President Shimon Peres told world leaders on Wednesday at an interfaith dialogue in New York that the Arab peace initiative must be seriously considered as "a serious opening for real progress" in Middle East peace.

The proposal, initiated by Saudi Arabia in 2002 and ratified by Arab foreign ministers last year in Damascus, offers pan-Arab recognition of Israel in exchange for Israel's withdrawal from Arab lands captured in 1967.

(click here to read Peres' entire speech)

The goals of the initiative, Peres told delegates at the United Nations-hosted summit, was to "stop the further shedding of blood, enabling the Arab countries and Israel to live in peace and good neighborliness, and provide future generations with security, stability and prosperity."

"These expressions in the Arab peace initiative are inspirational and promising - a serious opening for real progress," he said.

"We cannot change the past," he said. "However, we can shape our future."

"This seems more feasible today in light of the Saudi proposal which evolved into a Arab peace initiative. The initiative's portrayal of our region's future provides hope to the people and inspires confidence in the nations," he added.

Peres told delegates to the conference that Israel's leadership was prepared to make the concessions necessary for a real political process to take force.

"A comprehensive regional peace requires the completion of the bilateral negotiations with the Palestinians and sharing the painful cost," he said. "We are ready for this as we have proved many times in the past."

"In order to stand up against those who instigate discord and violence, we must bear the flag of brotherhood and peace," Peres added.

Saudi king: Terrorism is the enemy of all religions

King Abdullah of Saudi Arabia, who had urged the United Nations to host the summit, opened the events on Wednesday by declaring that terrorism is the enemy of all religions and callingfor a united front to combat it and promote tolerance.

"We state with a unified voice that religions through which Almighty God sought to bring happiness to mankind should not be turned intoinstruments to cause misery," the king said.

"Terrorism and criminality are the enemies of every religion and every civilization.
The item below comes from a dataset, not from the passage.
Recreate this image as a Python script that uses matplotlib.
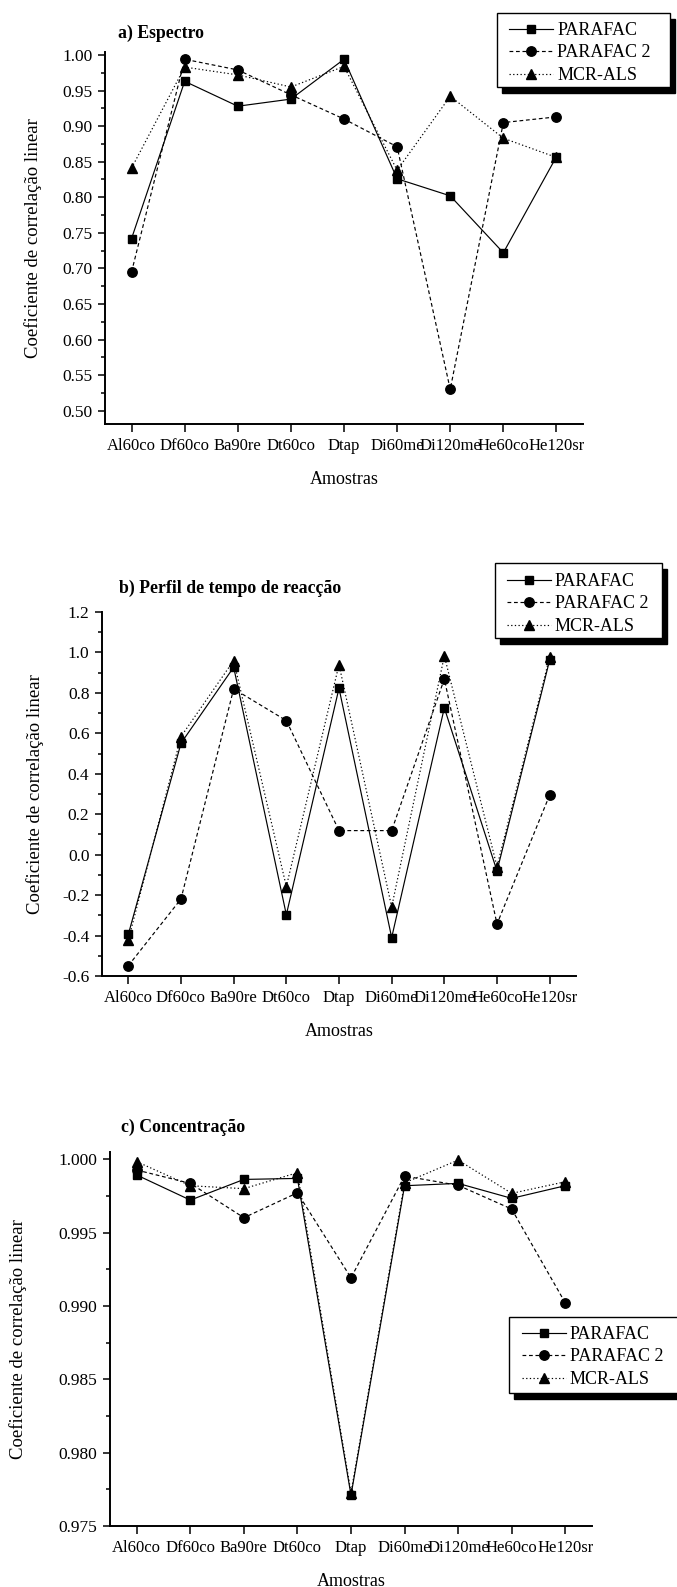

They would not have emerged except for the absence of the principle of tolerance."

The forum marks a new direction for Saudi Arabia, whose austere "Wahhabi" Islam came in for international criticism after the Sept. 11 attacks in 2001 on the United States, Riyadh's main ally and guarantor of security.

UN Secretary-General Ban Ki-moon hosted the opening dinner Tuesday night for leaders attending the two-day UN conference, intended to promote a global dialogue about religions, cultures and common values.

Arab leaders, including the Saudi king, and Peres attended the same dinner, a rare encounter that the head of the United Nations hopes will promote understanding and talks.

"It's quite unique when you expect President [Shimon] Peres of Israel ... and many kings and leaders from the Arab world ... [sitting] down together and having dinner," Ban told reporters.

The secretary-general told reporters he was not going to organize any meeting between the Saudi king and the Israeli president. Public meetings between Israeli and Saudi officials are extremely rare, and many Muslim countries, including Saudi Arabia, do not have diplomatic ties to Israel.